Set task:
Exactly repeat the material, dropping only the pictures.

Data segment:
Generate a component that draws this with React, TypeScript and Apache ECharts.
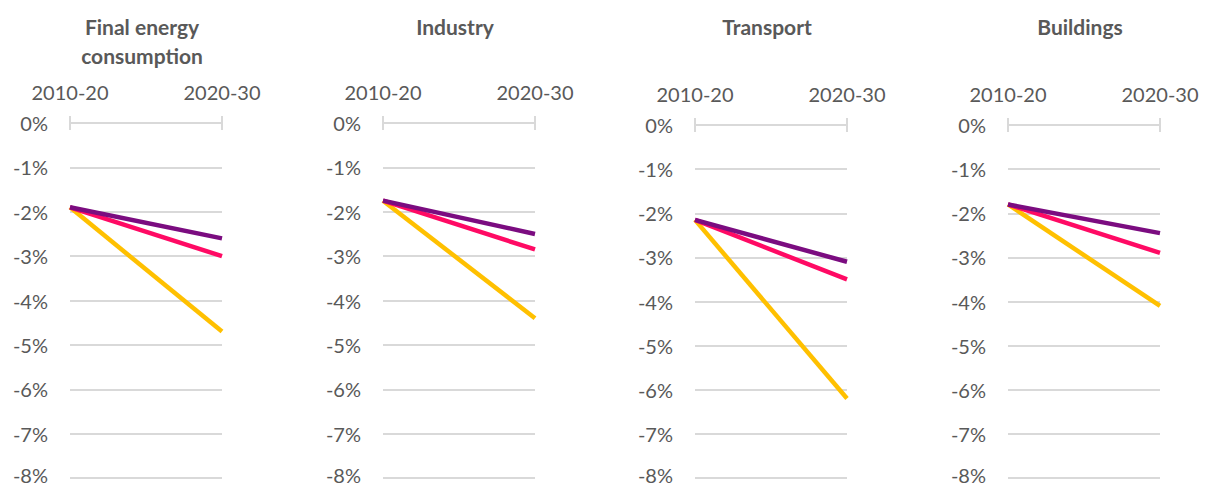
import React, { useEffect, useRef } from "react";
import * as echarts from "echarts";

const categories = ["2010-20", "2020-30"];
const panelTitles = ["Final energy\nconsumption", "Industry", "Transport", "Buildings"];
const stepsValues = [
  [-1.9, -2.6],
  [-1.75, -2.5],
  [-2.15, -3.1],
  [-1.8, -2.45],
];
const apsValues = [
  [-1.9, -3.0],
  [-1.75, -2.85],
  [-2.15, -3.5],
  [-1.8, -2.9],
];
const nzeValues = [
  [-1.9, -4.7],
  [-1.75, -4.4],
  [-2.15, -6.2],
  [-1.8, -4.1],
];
const yTicks = { min: -8, max: 0, interval: 1 };

const gridLefts = [70, 383, 695, 1008];
const gridTops = [123, 123, 125, 125];
const gridWidth = 152;
const gridHeight = 355;
const FONT = "Lato, 'Liberation Sans', sans-serif";
const TEXT = "#595959";
const GRIDC = "#D9D9D9";

export default function App() {
  const ref = useRef<HTMLDivElement>(null);
  useEffect(() => {
    if (!ref.current) return;
    const chart = echarts.init(ref.current, undefined, { renderer: "svg" });
    const grids: any[] = [];
    const xAxes: any[] = [];
    const yAxes: any[] = [];
    const titles: any[] = [];
    const series: any[] = [];
    panelTitles.forEach((t, i) => {
      grids.push({
        left: gridLefts[i],
        top: gridTops[i],
        width: gridWidth,
        height: gridHeight - (gridTops[i] - gridTops[0]),
        containLabel: false,
        outerBoundsMode: "none",
      });
      titles.push({
        text: t,
        left: gridLefts[i] + gridWidth / 2 - 4,
        top: 12,
        textAlign: "center",
        padding: 0,
        textStyle: { fontFamily: FONT, fontSize: 21, fontWeight: "bold", color: TEXT, lineHeight: 29 },
      });
      xAxes.push({
        type: "category",
        gridIndex: i,
        data: categories,
        boundaryGap: false,
        position: "top",
        axisLine: { show: true, lineStyle: { color: GRIDC, width: 2 } },
        axisTick: { show: true, length: 7, lineStyle: { color: GRIDC, width: 2 } },
        axisLabel: { fontFamily: FONT, fontSize: 20, color: TEXT, margin: 21 },
      });
      yAxes.push({
        type: "value",
        gridIndex: i,
        min: yTicks.min,
        max: yTicks.max,
        interval: yTicks.interval,
        axisLine: { show: false },
        axisTick: { show: false },
        axisLabel: {
          fontFamily: FONT,
          fontSize: 20,
          color: TEXT,
          margin: 22,
          formatter: (v: number) => (v === yTicks.min ? `{last|${v}%}` : `${v}%`),
          rich: {
            last: {
              fontFamily: FONT,
              fontSize: 20,
              color: TEXT,
              lineHeight: 16,
              padding: [0, 0, 6, 0],
            },
          },
        },
        splitLine: { show: true, lineStyle: { color: GRIDC, width: 2 } },
      });
    });
    panelTitles.forEach((_, i) => {
      xAxes.push({
        type: "category",
        gridIndex: i,
        data: categories,
        boundaryGap: false,
        position: "top",
        axisLine: { show: false },
        axisTick: { show: true, inside: true, length: 7, lineStyle: { color: GRIDC, width: 2 } },
        axisLabel: { show: false },
      });
    });
    const defs = [
      { name: "Net Zero", data: nzeValues, color: "#FFC000" },
      { name: "Announced Pledges", data: apsValues, color: "#FF0A64" },
      { name: "Stated Policies", data: stepsValues, color: "#7B0C80" },
    ];
    panelTitles.forEach((_, i) => {
      defs.forEach((d) => {
        series.push({
          type: "line",
          name: d.name,
          xAxisIndex: i,
          yAxisIndex: i,
          data: d.data[i],
          symbol: "none",
          lineStyle: { color: d.color, width: 4.5, cap: "butt" },
          silent: true,
        });
      });
    });
    chart.setOption({
      animation: false,
      backgroundColor: "#FFFFFF",
      title: titles,
      grid: grids,
      xAxis: xAxes,
      yAxis: yAxes,
      series,
    });
    return () => chart.dispose();
  }, []);
  return <div ref={ref} style={{ position: "fixed", left: 0, top: 0, width: 1205, height: 486 }} />;
}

Result of this exercise:
Generate a component that draws this with React, TypeScript and Apache ECharts.
import React, { useEffect, useRef } from "react";
import * as echarts from "echarts";

const categories = ["2010-20", "2020-30"];
const panelTitles = ["Final energy\nconsumption", "Industry", "Transport", "Buildings"];
const stepsValues = [
  [-1.9, -2.6],
  [-1.75, -2.5],
  [-2.15, -3.1],
  [-1.8, -2.45],
];
const apsValues = [
  [-1.9, -3.0],
  [-1.75, -2.85],
  [-2.15, -3.5],
  [-1.8, -2.9],
];
const nzeValues = [
  [-1.9, -4.7],
  [-1.75, -4.4],
  [-2.15, -6.2],
  [-1.8, -4.1],
];
const yTicks = { min: -8, max: 0, interval: 1 };

const gridLefts = [70, 383, 695, 1008];
const gridTops = [123, 123, 125, 125];
const gridWidth = 152;
const gridHeight = 355;
const FONT = "Lato, 'Liberation Sans', sans-serif";
const TEXT = "#595959";
const GRIDC = "#D9D9D9";

export default function App() {
  const ref = useRef<HTMLDivElement>(null);
  useEffect(() => {
    if (!ref.current) return;
    const chart = echarts.init(ref.current, undefined, { renderer: "svg" });
    const grids: any[] = [];
    const xAxes: any[] = [];
    const yAxes: any[] = [];
    const titles: any[] = [];
    const series: any[] = [];
    panelTitles.forEach((t, i) => {
      grids.push({
        left: gridLefts[i],
        top: gridTops[i],
        width: gridWidth,
        height: gridHeight - (gridTops[i] - gridTops[0]),
        containLabel: false,
        outerBoundsMode: "none",
      });
      titles.push({
        text: t,
        left: gridLefts[i] + gridWidth / 2 - 4,
        top: 12,
        textAlign: "center",
        padding: 0,
        textStyle: { fontFamily: FONT, fontSize: 21, fontWeight: "bold", color: TEXT, lineHeight: 29 },
      });
      xAxes.push({
        type: "category",
        gridIndex: i,
        data: categories,
        boundaryGap: false,
        position: "top",
        axisLine: { show: true, lineStyle: { color: GRIDC, width: 2 } },
        axisTick: { show: true, length: 7, lineStyle: { color: GRIDC, width: 2 } },
        axisLabel: { fontFamily: FONT, fontSize: 20, color: TEXT, margin: 21 },
      });
      yAxes.push({
        type: "value",
        gridIndex: i,
        min: yTicks.min,
        max: yTicks.max,
        interval: yTicks.interval,
        axisLine: { show: false },
        axisTick: { show: false },
        axisLabel: {
          fontFamily: FONT,
          fontSize: 20,
          color: TEXT,
          margin: 22,
          formatter: (v: number) => (v === yTicks.min ? `{last|${v}%}` : `${v}%`),
          rich: {
            last: {
              fontFamily: FONT,
              fontSize: 20,
              color: TEXT,
              lineHeight: 16,
              padding: [0, 0, 6, 0],
            },
          },
        },
        splitLine: { show: true, lineStyle: { color: GRIDC, width: 2 } },
      });
    });
    panelTitles.forEach((_, i) => {
      xAxes.push({
        type: "category",
        gridIndex: i,
        data: categories,
        boundaryGap: false,
        position: "top",
        axisLine: { show: false },
        axisTick: { show: true, inside: true, length: 7, lineStyle: { color: GRIDC, width: 2 } },
        axisLabel: { show: false },
      });
    });
    const defs = [
      { name: "Net Zero", data: nzeValues, color: "#FFC000" },
      { name: "Announced Pledges", data: apsValues, color: "#FF0A64" },
      { name: "Stated Policies", data: stepsValues, color: "#7B0C80" },
    ];
    panelTitles.forEach((_, i) => {
      defs.forEach((d) => {
        series.push({
          type: "line",
          name: d.name,
          xAxisIndex: i,
          yAxisIndex: i,
          data: d.data[i],
          symbol: "none",
          lineStyle: { color: d.color, width: 4.5, cap: "butt" },
          silent: true,
        });
      });
    });
    chart.setOption({
      animation: false,
      backgroundColor: "#FFFFFF",
      title: titles,
      grid: grids,
      xAxis: xAxes,
      yAxis: yAxes,
      series,
    });
    return () => chart.dispose();
  }, []);
  return <div ref={ref} style={{ position: "fixed", left: 0, top: 0, width: 1205, height: 486 }} />;
}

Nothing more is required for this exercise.